Monday, 9 November 2009

G-20 Finance Ministers Make Little Progress on Climate Issues

By NICHOLAS WINNING
ST. ANDREWS, Scotland -- Finance ministers from the Group of 20 leading economies were struggling to agree on climate-change issues at their meeting Saturday, with big developing economies reluctant to make commitments before broader talks in Copenhagen next month.
The apparent lack of progress on climate issues doesn't bode well for the United Nations summit in Denmark in December, where nations hope to agree a new global deal to tackle global warming.

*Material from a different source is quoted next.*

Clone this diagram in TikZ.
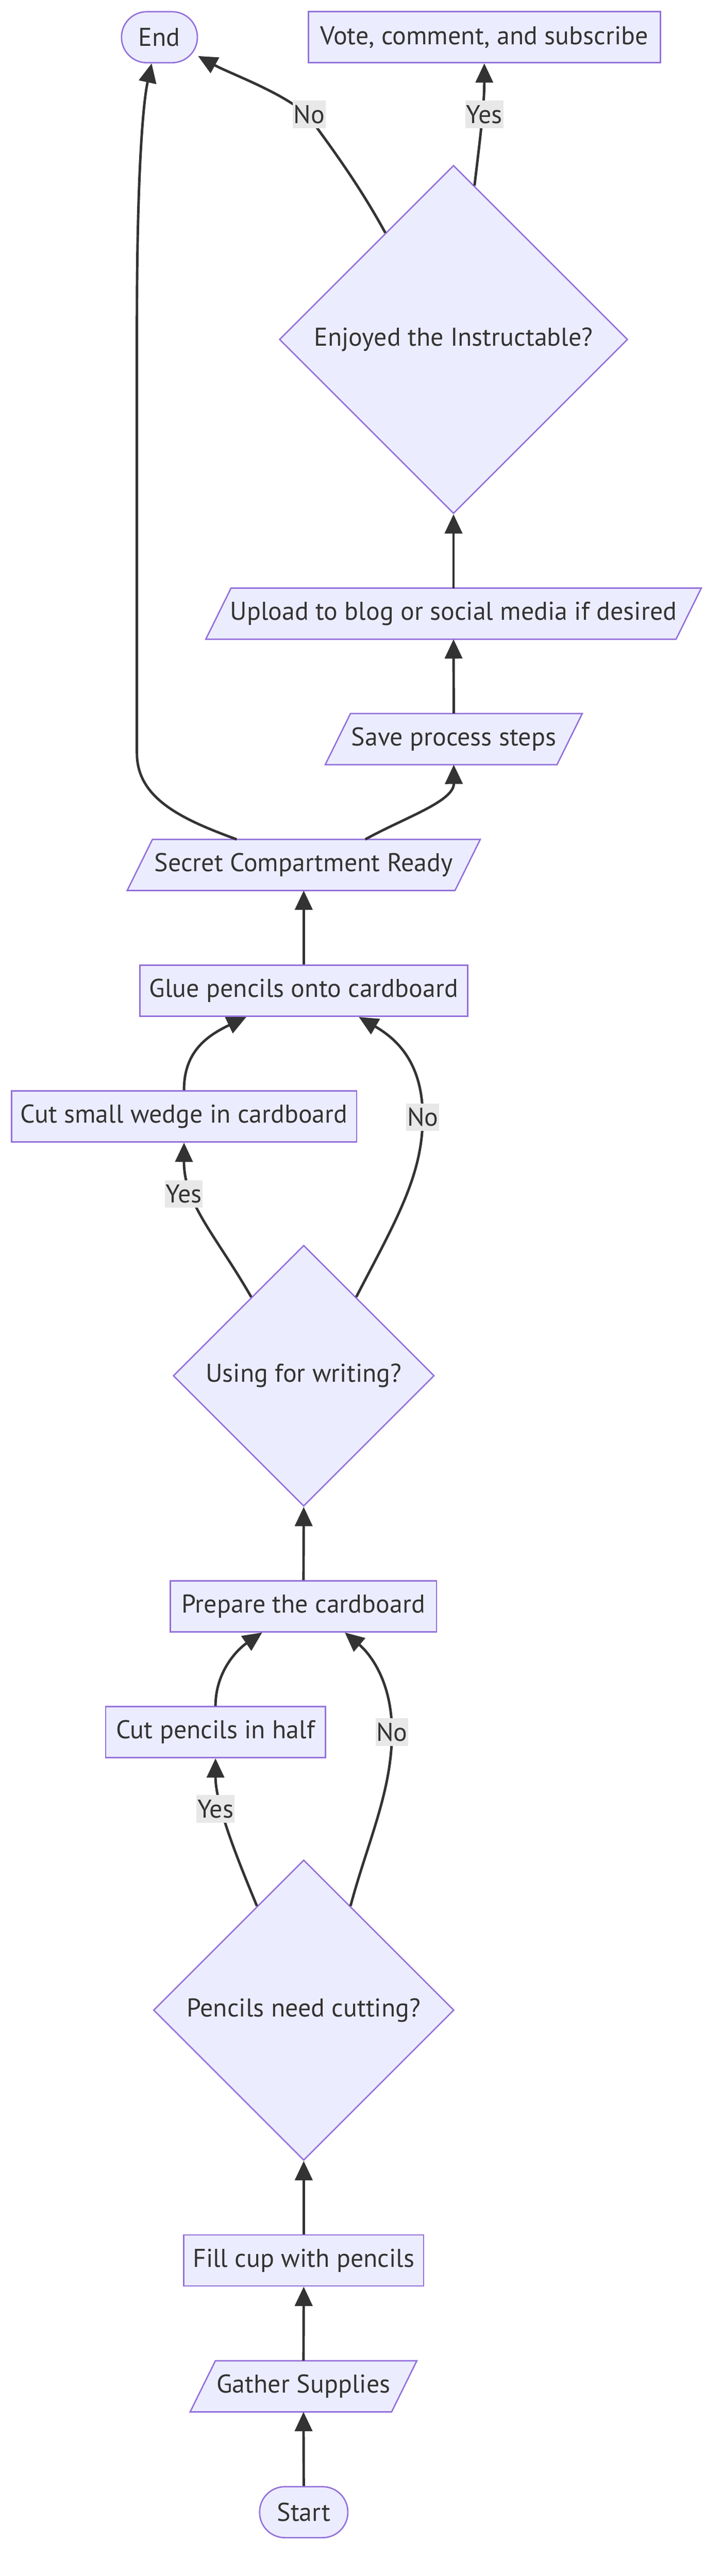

British finance minister Alistair Darling urged his G20 counterparts to work towards a $100 billion deal to tackle climate change at a summit in Scotland. Video courtesy of Reuters.
A Brazilian government official said Brazil, India and China didn't want to agree new financial commitments at a finance-minister level at the G20 summit while climate negotiations were going on elsewhere, adding that talks ended at an impasse.
"This isn't the forum for these [climate] talks," the person said.
The weekend's G-20 meeting in Scotland was tasked with making progress on the issue of financing efforts by developing countries to combat climate change. This included ensuring that any financial support given to developing nations would be used wisely.
Speaking at the talks, U.K. Prime Minister Gordon Brown said he had no illusion about the scale of the challenges policy makers still faced ahead of the Copenhagen meeting.
"It is a historic moment: a test of global cooperation every bit as significant as the economic tests we have faced together this year," Mr. Brown said. "It is essential that we urgently move toward resolving the issues that still divide our nations."
Earlier Saturday, U.K. Chancellor of the Exchequer Alistair Darling said it is "imperative that when we reach the end of the day we show real progress...If there isn't an agreement on finance, negotiations in Copenhagen will be much more difficult."
A person in one of the delegations from the Group of Seven leading developed economies also said Saturday that progress on climate change looks very difficult because developing countries are throwing up roadblocks.
On Friday, an official from the French Finance Ministry separately told reporters there was no guarantee the final communique of the G-20 meeting would even mention the issue of climate change.